* [OBJECTIVE] Do not copy the pictures; transcribe all other material exactly.

* [DATA SHOWN]
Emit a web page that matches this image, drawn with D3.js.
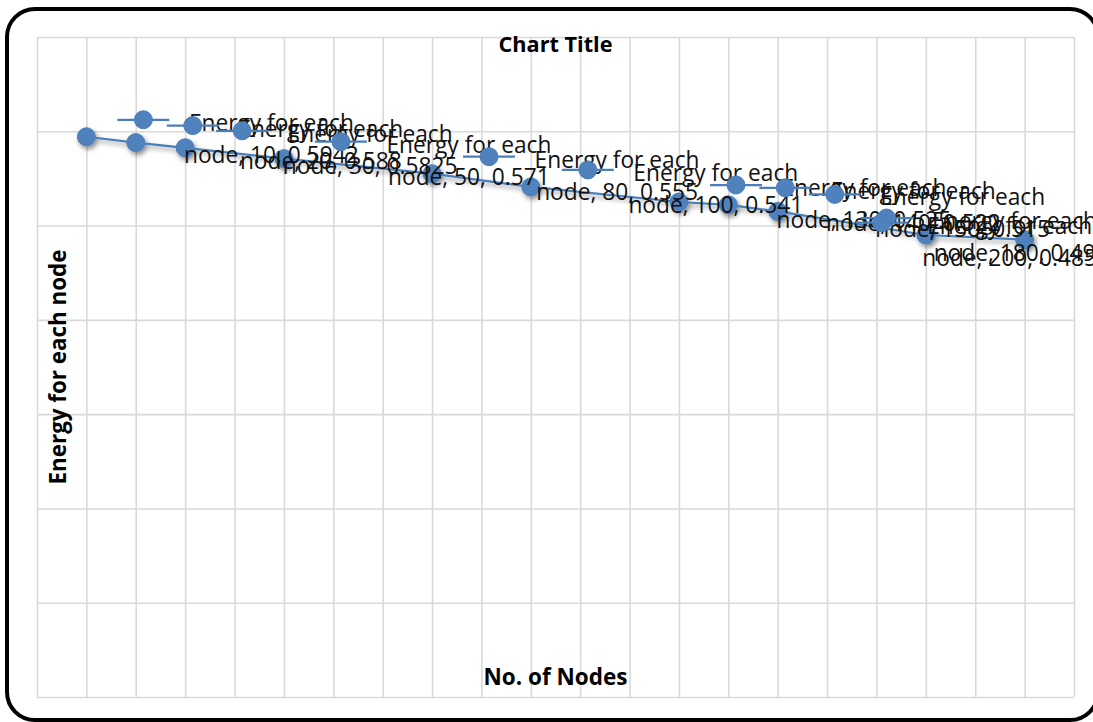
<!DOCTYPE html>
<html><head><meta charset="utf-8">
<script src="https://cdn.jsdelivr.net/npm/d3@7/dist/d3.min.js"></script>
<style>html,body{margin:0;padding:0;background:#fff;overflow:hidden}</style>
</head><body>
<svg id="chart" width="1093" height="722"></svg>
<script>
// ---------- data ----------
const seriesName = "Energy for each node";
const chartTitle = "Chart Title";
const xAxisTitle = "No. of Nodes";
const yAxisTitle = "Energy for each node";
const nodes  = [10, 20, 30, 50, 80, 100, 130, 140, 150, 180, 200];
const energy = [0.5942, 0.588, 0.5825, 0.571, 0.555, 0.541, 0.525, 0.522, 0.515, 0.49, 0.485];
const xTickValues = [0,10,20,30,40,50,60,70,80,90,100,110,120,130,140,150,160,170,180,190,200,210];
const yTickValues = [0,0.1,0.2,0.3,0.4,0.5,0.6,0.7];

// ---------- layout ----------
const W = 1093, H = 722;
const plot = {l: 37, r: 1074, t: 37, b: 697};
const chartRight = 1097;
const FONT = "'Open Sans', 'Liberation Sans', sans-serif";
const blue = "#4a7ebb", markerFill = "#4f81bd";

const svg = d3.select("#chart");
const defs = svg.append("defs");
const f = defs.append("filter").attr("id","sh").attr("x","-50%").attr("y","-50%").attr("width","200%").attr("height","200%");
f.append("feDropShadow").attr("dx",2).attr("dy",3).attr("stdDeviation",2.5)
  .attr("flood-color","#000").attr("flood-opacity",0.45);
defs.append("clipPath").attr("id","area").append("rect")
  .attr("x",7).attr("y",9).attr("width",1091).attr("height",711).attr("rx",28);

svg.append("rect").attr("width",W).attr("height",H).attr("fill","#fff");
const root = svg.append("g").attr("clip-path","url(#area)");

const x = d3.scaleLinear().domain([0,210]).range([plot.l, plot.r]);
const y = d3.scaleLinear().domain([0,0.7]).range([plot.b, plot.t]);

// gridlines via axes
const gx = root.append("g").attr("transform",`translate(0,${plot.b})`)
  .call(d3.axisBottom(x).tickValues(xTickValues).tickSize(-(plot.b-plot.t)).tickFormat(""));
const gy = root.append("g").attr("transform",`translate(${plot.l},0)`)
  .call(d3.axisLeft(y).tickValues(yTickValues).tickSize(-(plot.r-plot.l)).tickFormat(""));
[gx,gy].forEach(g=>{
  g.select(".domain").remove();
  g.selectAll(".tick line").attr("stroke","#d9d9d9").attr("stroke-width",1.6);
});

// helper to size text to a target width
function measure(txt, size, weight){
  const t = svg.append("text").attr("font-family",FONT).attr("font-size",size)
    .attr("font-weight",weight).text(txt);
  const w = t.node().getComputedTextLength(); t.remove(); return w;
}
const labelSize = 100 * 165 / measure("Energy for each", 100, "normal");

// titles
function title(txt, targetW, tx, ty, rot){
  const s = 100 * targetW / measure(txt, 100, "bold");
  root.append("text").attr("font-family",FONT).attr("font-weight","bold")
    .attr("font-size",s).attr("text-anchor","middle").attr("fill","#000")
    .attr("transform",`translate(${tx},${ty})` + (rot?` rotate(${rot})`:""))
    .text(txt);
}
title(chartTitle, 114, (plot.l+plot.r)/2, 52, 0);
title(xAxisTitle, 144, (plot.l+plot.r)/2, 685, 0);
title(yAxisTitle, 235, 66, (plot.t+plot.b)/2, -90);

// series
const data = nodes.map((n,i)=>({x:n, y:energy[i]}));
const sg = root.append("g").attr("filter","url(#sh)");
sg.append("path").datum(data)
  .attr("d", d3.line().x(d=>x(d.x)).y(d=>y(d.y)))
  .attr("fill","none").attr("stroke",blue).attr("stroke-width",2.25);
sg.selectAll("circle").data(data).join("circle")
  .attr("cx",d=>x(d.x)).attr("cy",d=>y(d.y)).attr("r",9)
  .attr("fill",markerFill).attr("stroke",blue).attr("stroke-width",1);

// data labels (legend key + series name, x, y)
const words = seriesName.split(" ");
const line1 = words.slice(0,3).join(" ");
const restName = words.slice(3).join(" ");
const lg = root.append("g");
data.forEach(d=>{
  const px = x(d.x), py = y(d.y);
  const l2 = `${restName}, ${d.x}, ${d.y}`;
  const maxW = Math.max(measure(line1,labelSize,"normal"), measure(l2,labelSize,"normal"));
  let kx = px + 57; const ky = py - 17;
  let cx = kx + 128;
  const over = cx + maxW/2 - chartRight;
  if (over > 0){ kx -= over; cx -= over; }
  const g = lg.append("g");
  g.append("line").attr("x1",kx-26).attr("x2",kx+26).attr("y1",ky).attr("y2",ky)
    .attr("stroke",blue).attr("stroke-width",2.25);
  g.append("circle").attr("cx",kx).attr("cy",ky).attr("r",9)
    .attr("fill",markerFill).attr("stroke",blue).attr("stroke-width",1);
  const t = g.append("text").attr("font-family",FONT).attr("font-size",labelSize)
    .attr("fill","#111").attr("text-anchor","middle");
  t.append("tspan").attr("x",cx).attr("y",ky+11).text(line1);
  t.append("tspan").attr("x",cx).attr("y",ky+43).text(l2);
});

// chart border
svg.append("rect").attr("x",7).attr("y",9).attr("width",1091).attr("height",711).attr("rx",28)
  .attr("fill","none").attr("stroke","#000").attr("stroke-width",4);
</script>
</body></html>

* [RESPONSE TO THE TASK]
Emit a web page that matches this image, drawn with D3.js.
<!DOCTYPE html>
<html><head><meta charset="utf-8">
<script src="https://cdn.jsdelivr.net/npm/d3@7/dist/d3.min.js"></script>
<style>html,body{margin:0;padding:0;background:#fff;overflow:hidden}</style>
</head><body>
<svg id="chart" width="1093" height="722"></svg>
<script>
// ---------- data ----------
const seriesName = "Energy for each node";
const chartTitle = "Chart Title";
const xAxisTitle = "No. of Nodes";
const yAxisTitle = "Energy for each node";
const nodes  = [10, 20, 30, 50, 80, 100, 130, 140, 150, 180, 200];
const energy = [0.5942, 0.588, 0.5825, 0.571, 0.555, 0.541, 0.525, 0.522, 0.515, 0.49, 0.485];
const xTickValues = [0,10,20,30,40,50,60,70,80,90,100,110,120,130,140,150,160,170,180,190,200,210];
const yTickValues = [0,0.1,0.2,0.3,0.4,0.5,0.6,0.7];

// ---------- layout ----------
const W = 1093, H = 722;
const plot = {l: 37, r: 1074, t: 37, b: 697};
const chartRight = 1097;
const FONT = "'Open Sans', 'Liberation Sans', sans-serif";
const blue = "#4a7ebb", markerFill = "#4f81bd";

const svg = d3.select("#chart");
const defs = svg.append("defs");
const f = defs.append("filter").attr("id","sh").attr("x","-50%").attr("y","-50%").attr("width","200%").attr("height","200%");
f.append("feDropShadow").attr("dx",2).attr("dy",3).attr("stdDeviation",2.5)
  .attr("flood-color","#000").attr("flood-opacity",0.45);
defs.append("clipPath").attr("id","area").append("rect")
  .attr("x",7).attr("y",9).attr("width",1091).attr("height",711).attr("rx",28);

svg.append("rect").attr("width",W).attr("height",H).attr("fill","#fff");
const root = svg.append("g").attr("clip-path","url(#area)");

const x = d3.scaleLinear().domain([0,210]).range([plot.l, plot.r]);
const y = d3.scaleLinear().domain([0,0.7]).range([plot.b, plot.t]);

// gridlines via axes
const gx = root.append("g").attr("transform",`translate(0,${plot.b})`)
  .call(d3.axisBottom(x).tickValues(xTickValues).tickSize(-(plot.b-plot.t)).tickFormat(""));
const gy = root.append("g").attr("transform",`translate(${plot.l},0)`)
  .call(d3.axisLeft(y).tickValues(yTickValues).tickSize(-(plot.r-plot.l)).tickFormat(""));
[gx,gy].forEach(g=>{
  g.select(".domain").remove();
  g.selectAll(".tick line").attr("stroke","#d9d9d9").attr("stroke-width",1.6);
});

// helper to size text to a target width
function measure(txt, size, weight){
  const t = svg.append("text").attr("font-family",FONT).attr("font-size",size)
    .attr("font-weight",weight).text(txt);
  const w = t.node().getComputedTextLength(); t.remove(); return w;
}
const labelSize = 100 * 165 / measure("Energy for each", 100, "normal");

// titles
function title(txt, targetW, tx, ty, rot){
  const s = 100 * targetW / measure(txt, 100, "bold");
  root.append("text").attr("font-family",FONT).attr("font-weight","bold")
    .attr("font-size",s).attr("text-anchor","middle").attr("fill","#000")
    .attr("transform",`translate(${tx},${ty})` + (rot?` rotate(${rot})`:""))
    .text(txt);
}
title(chartTitle, 114, (plot.l+plot.r)/2, 52, 0);
title(xAxisTitle, 144, (plot.l+plot.r)/2, 685, 0);
title(yAxisTitle, 235, 66, (plot.t+plot.b)/2, -90);

// series
const data = nodes.map((n,i)=>({x:n, y:energy[i]}));
const sg = root.append("g").attr("filter","url(#sh)");
sg.append("path").datum(data)
  .attr("d", d3.line().x(d=>x(d.x)).y(d=>y(d.y)))
  .attr("fill","none").attr("stroke",blue).attr("stroke-width",2.25);
sg.selectAll("circle").data(data).join("circle")
  .attr("cx",d=>x(d.x)).attr("cy",d=>y(d.y)).attr("r",9)
  .attr("fill",markerFill).attr("stroke",blue).attr("stroke-width",1);

// data labels (legend key + series name, x, y)
const words = seriesName.split(" ");
const line1 = words.slice(0,3).join(" ");
const restName = words.slice(3).join(" ");
const lg = root.append("g");
data.forEach(d=>{
  const px = x(d.x), py = y(d.y);
  const l2 = `${restName}, ${d.x}, ${d.y}`;
  const maxW = Math.max(measure(line1,labelSize,"normal"), measure(l2,labelSize,"normal"));
  let kx = px + 57; const ky = py - 17;
  let cx = kx + 128;
  const over = cx + maxW/2 - chartRight;
  if (over > 0){ kx -= over; cx -= over; }
  const g = lg.append("g");
  g.append("line").attr("x1",kx-26).attr("x2",kx+26).attr("y1",ky).attr("y2",ky)
    .attr("stroke",blue).attr("stroke-width",2.25);
  g.append("circle").attr("cx",kx).attr("cy",ky).attr("r",9)
    .attr("fill",markerFill).attr("stroke",blue).attr("stroke-width",1);
  const t = g.append("text").attr("font-family",FONT).attr("font-size",labelSize)
    .attr("fill","#111").attr("text-anchor","middle");
  t.append("tspan").attr("x",cx).attr("y",ky+11).text(line1);
  t.append("tspan").attr("x",cx).attr("y",ky+43).text(l2);
});

// chart border
svg.append("rect").attr("x",7).attr("y",9).attr("width",1091).attr("height",711).attr("rx",28)
  .attr("fill","none").attr("stroke","#000").attr("stroke-width",4);
</script>
</body></html>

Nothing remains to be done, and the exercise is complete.